As summer is upon us, not all school districts employees are looking forward to relaxing for a few months. System administrators often need to prepare during the off-student months for the new school year by making all the appropriate changes to their network, including upgrading software and changing their systems. As is often the case, hundreds of students need to be added to the roles and have accounts created for them, while hundreds more move up to different grade levels, and still hundreds more graduate out of the system.

In most cases, these access management tasks are left up to admin professionals who needs to manually make these changes to all accounts by hand. While this is extremely time consuming and often leaves the district scrambling to have everything before school starts, a manual process is rarely effective. Even when classes begin, students, teachers and staff often do not have the correct access or need changes made to their accounts.

Case in point is Waller Independent School District. Each year hundreds of students begin school at one of the Texas-based school's eight locations, and must be added to the school's network, as well as have the appropriate accounts created for them. Additionally, several hundred other students move onto different grade levels, leave the district or change campuses. This is also the case for employees working in the district. Each time an employee begins working at the district, leaves or moves to a different campus, any account management must be addressed.

"All of this required a full-time employee on staff just to handle all student and employee account management tasks,” said Rosa Ojeda, the technology director at Waller ISD. “It was an extremely time-consuming and error-prone process. We didn't have the time or funding to keep up with that."

Nearly the same struggle was faced by Pflugerville Independent School District in Texas. It hired a full-time staff member during the summer whose sole job was to manually create or move student and staff accounts to the proper group, which took up to several weeks, and often resulted in data input errors. These issues affected students and staff, who were unable to login to their accounts at the beginning of the semester.

Another district, Tangipahoa Parish School District, in Louisiana, had a more sizeable problem. The district encompasses 37 schools ranging from kindergarten to 12th grade, with more than 4,000 employees and 19,000 students. Management of the district’s user database was an overwhelming task for the small IT department tasked with the role. This situation was made even more problematic because many of the district’s schools are only two grade levels, resulting in frequent movement of students from one building to another as they progress through the grade levels. Thus, each time there was a move in the population, each student or employee needed to be placed in the appropriate security group so they were able to access the resources required of their “position.”

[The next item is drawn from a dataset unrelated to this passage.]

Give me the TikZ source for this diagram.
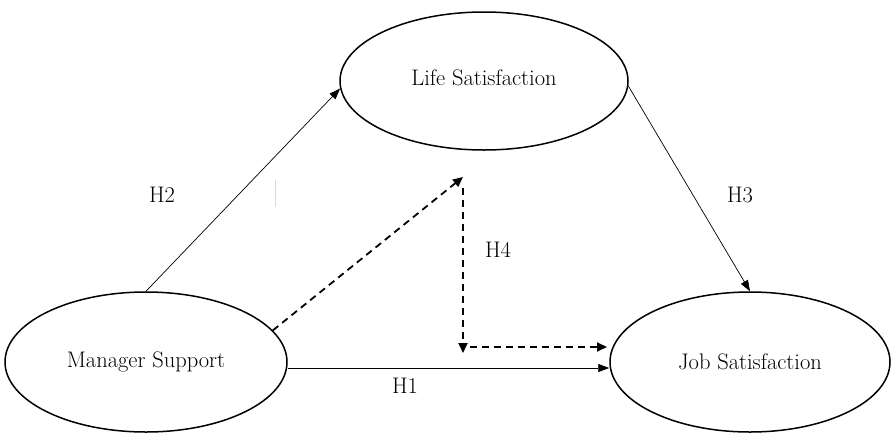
\documentclass[tikz,border=0pt]{standalone}
\usetikzlibrary{shapes.geometric,arrows.meta}
\begin{document}
\begin{tikzpicture}[x=1pt,y=-1pt,
  font=\fontsize{22.5}{26}\selectfont,
  construct/.style={draw, ellipse, line width=1.5pt, inner sep=0pt},
  path/.style={draw, line width=0.7pt, -{Triangle[length=11pt,width=8pt]}},
  dpath/.style={draw, line width=1.8pt, dash pattern=on 7pt off 5pt, -{Triangle[length=10pt,width=9pt]}},
  lbl/.style={inner sep=0pt}]
\useasboundingbox (0,0) rectangle (892,445);
\node[construct, minimum width=288pt, minimum height=138pt] (ls) at (484,81) {};
\node[construct, minimum width=282pt, minimum height=140pt] (ms) at (146,362) {};
\node[construct, minimum width=280pt, minimum height=140pt] (js) at (750,362) {};
\node[lbl] (lst) at (484,78) {Life Satisfaction};
\node[lbl] (mst) at (146,362) {Manager Support};
\node[lbl] (jst) at (750,362) {Job Satisfaction};
\coordinate (d1) at (463,177);
\coordinate (d2) at (463,188);
\coordinate (d3) at (463,353);
\coordinate (d4) at (470,347);
\coordinate (d5) at (607,347);
\coordinate (g1) at (275,180);
\coordinate (g2) at (275,207);
\draw[path] (ms.north) -- (ls.183);
\draw[path] (ls.358) -- (js.north);
\draw[path] ([yshift=-6pt]ms.east) -- ([yshift=-6pt]js.west);
\draw[dpath] (ms.14) -- (d1);
\draw[dpath] (d2) -- (d3);
\draw[dpath] (d4) -- (d5);
\draw[gray!30, line width=0.8pt] (g1) -- (g2);
\node[lbl] (h2) at (162,195) {H2};
\node[lbl] (h3) at (740,195) {H3};
\node[lbl] (h4) at (498,250) {H4};
\node[lbl] (h1) at (405,386) {H1};
\end{tikzpicture}
\end{document}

Because of the many associated problems district technology leaders faced, they came to the conclusion that there was a need to find a more efficient solution and began to look for a product to automate the process.

District leaders determined they needed to implement many changes to the more than 23,000 user accounts on file, which had to be completed before the beginning of the next school year, at the time just a few weeks away. An access management solution was implemented to take on the task, which also led to the HR department being added to loop, allowing for its members to lead the employee side of providing and managing access rights. Now, the district’s HR team can make all the changes to employee accounts as needed in one step, and the updates are correspondingly made in all other appropriate systems.

To handle student access, student services essentially took on the same task for the district’s students. Prior to this, the district’s technology, HR, payroll and student information departments all made their own changes, which made it difficult to communicate who was doing what.

Because all of the districts faced a similar problem, they were each able to identify and use the same solution -- eliminate manual tasks. This not only greatly improved the process of adding, changing and disabling student accounts, it also allowed them to save an immeasurable amount of time.

An automated account management solution is setup to connect with both of the district's student information systems. Anytime a change is made in the Student Information System (SIS) it is automatically reflected in all corresponding accounts and applications. This allows district staff to easily provision and de-provision all student and employee accounts from one system to others, such as Google Apps, Exchange and Office 365, and have them automatically created each night. So, system admins can easily and correctly create accounts for students and employees, and get back a more relaxing summer.

While administrative technology and IT solutions are rarely discussed in education, such solutions – automated account management solutions – have a profound effect on all parties – staff and students.